§ GIVEN INSTRUCTION
Go through the data below and copy it exactly, skipping every picture.

§ DATASET EXTRACT

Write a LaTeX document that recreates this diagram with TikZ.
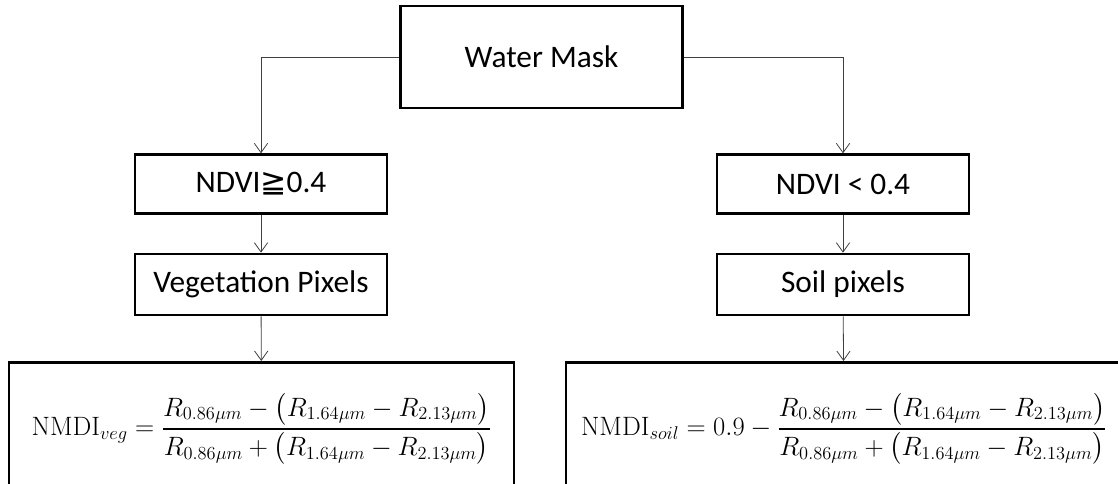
\documentclass[tikz,border=0pt]{standalone}
\usepackage{amsmath}
\usepackage{graphicx}
\usepackage[no-math]{fontspec}
\setmainfont{Carlito}
\newfontfamily\symfont{DejaVu Sans}
\usetikzlibrary{arrows.meta,positioning}

\newcommand{\nmdieq}[1]{\scalebox{0.96}{$\displaystyle #1$}}

\begin{document}
\begin{tikzpicture}[x=0.75pt,y=-0.75pt,
  box/.style={draw,rectangle,line width=2pt,inner sep=0pt,font=\fontsize{23.5}{28}\selectfont},
  test/.style={box,minimum width=189pt,minimum height=44pt},
  formula/.style={box,minimum height=100pt,font=\fontsize{20}{24}\selectfont},
  flow/.style={-{Straight Barb[length=7pt,width=10pt]},draw=black!75,line width=0.6pt}]

\useasboundingbox (0,0) rectangle (1118,483);
\clip (0,0) rectangle (1118,483);

% top
\node (mask)[box,minimum width=211.5pt,minimum height=76.5pt] at (541.5,57) {Water Mask};

% left branch
\node (ndvihigh)[test] at (261,184) {NDVI{\symfont ≧}0.4};
\node (veg)[test,minimum height=45.75pt] at (261,284.5) {Vegetation Pixels};
\node (nmdiveg)[formula,minimum width=378.75pt,anchor=north] at (261.5,361)
  {\nmdieq{\mathrm{NMDI}_{veg}=\frac{R_{0.86\mu m}-\bigl(R_{1.64\mu m}-R_{2.13\mu m}\bigr)}{R_{0.86\mu m}+\bigl(R_{1.64\mu m}-R_{2.13\mu m}\bigr)}}};

% right branch
\node (ndvilow)[test] at (843,184) {NDVI < 0.4};
\node (soil)[test,minimum height=45.75pt] at (843,284.5) {Soil pixels};
\node (nmdisoil)[formula,minimum width=417pt,anchor=north] at (844,361)
  {\nmdieq{\mathrm{NMDI}_{soil}=0.9-\frac{R_{0.86\mu m}-\bigl(R_{1.64\mu m}-R_{2.13\mu m}\bigr)}{R_{0.86\mu m}+\bigl(R_{1.64\mu m}-R_{2.13\mu m}\bigr)}}};

\draw[flow] (mask.west) -| (ndvihigh.north);
\draw[flow] (mask.east) -| (ndvilow.north);
\draw[flow] (ndvihigh) -- (veg);
\draw[flow] (ndvilow) -- (soil);
\draw[flow] (veg) -- (nmdiveg);
\draw[flow] (soil) -- (nmdisoil);

\end{tikzpicture}
\end{document}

§ WRITTEN ANSWER
Write a LaTeX document that recreates this diagram with TikZ.
\documentclass[tikz,border=0pt]{standalone}
\usepackage{amsmath}
\usepackage{graphicx}
\usepackage[no-math]{fontspec}
\setmainfont{Carlito}
\newfontfamily\symfont{DejaVu Sans}
\usetikzlibrary{arrows.meta,positioning}

\newcommand{\nmdieq}[1]{\scalebox{0.96}{$\displaystyle #1$}}

\begin{document}
\begin{tikzpicture}[x=0.75pt,y=-0.75pt,
  box/.style={draw,rectangle,line width=2pt,inner sep=0pt,font=\fontsize{23.5}{28}\selectfont},
  test/.style={box,minimum width=189pt,minimum height=44pt},
  formula/.style={box,minimum height=100pt,font=\fontsize{20}{24}\selectfont},
  flow/.style={-{Straight Barb[length=7pt,width=10pt]},draw=black!75,line width=0.6pt}]

\useasboundingbox (0,0) rectangle (1118,483);
\clip (0,0) rectangle (1118,483);

% top
\node (mask)[box,minimum width=211.5pt,minimum height=76.5pt] at (541.5,57) {Water Mask};

% left branch
\node (ndvihigh)[test] at (261,184) {NDVI{\symfont ≧}0.4};
\node (veg)[test,minimum height=45.75pt] at (261,284.5) {Vegetation Pixels};
\node (nmdiveg)[formula,minimum width=378.75pt,anchor=north] at (261.5,361)
  {\nmdieq{\mathrm{NMDI}_{veg}=\frac{R_{0.86\mu m}-\bigl(R_{1.64\mu m}-R_{2.13\mu m}\bigr)}{R_{0.86\mu m}+\bigl(R_{1.64\mu m}-R_{2.13\mu m}\bigr)}}};

% right branch
\node (ndvilow)[test] at (843,184) {NDVI < 0.4};
\node (soil)[test,minimum height=45.75pt] at (843,284.5) {Soil pixels};
\node (nmdisoil)[formula,minimum width=417pt,anchor=north] at (844,361)
  {\nmdieq{\mathrm{NMDI}_{soil}=0.9-\frac{R_{0.86\mu m}-\bigl(R_{1.64\mu m}-R_{2.13\mu m}\bigr)}{R_{0.86\mu m}+\bigl(R_{1.64\mu m}-R_{2.13\mu m}\bigr)}}};

\draw[flow] (mask.west) -| (ndvihigh.north);
\draw[flow] (mask.east) -| (ndvilow.north);
\draw[flow] (ndvihigh) -- (veg);
\draw[flow] (ndvilow) -- (soil);
\draw[flow] (veg) -- (nmdiveg);
\draw[flow] (soil) -- (nmdisoil);

\end{tikzpicture}
\end{document}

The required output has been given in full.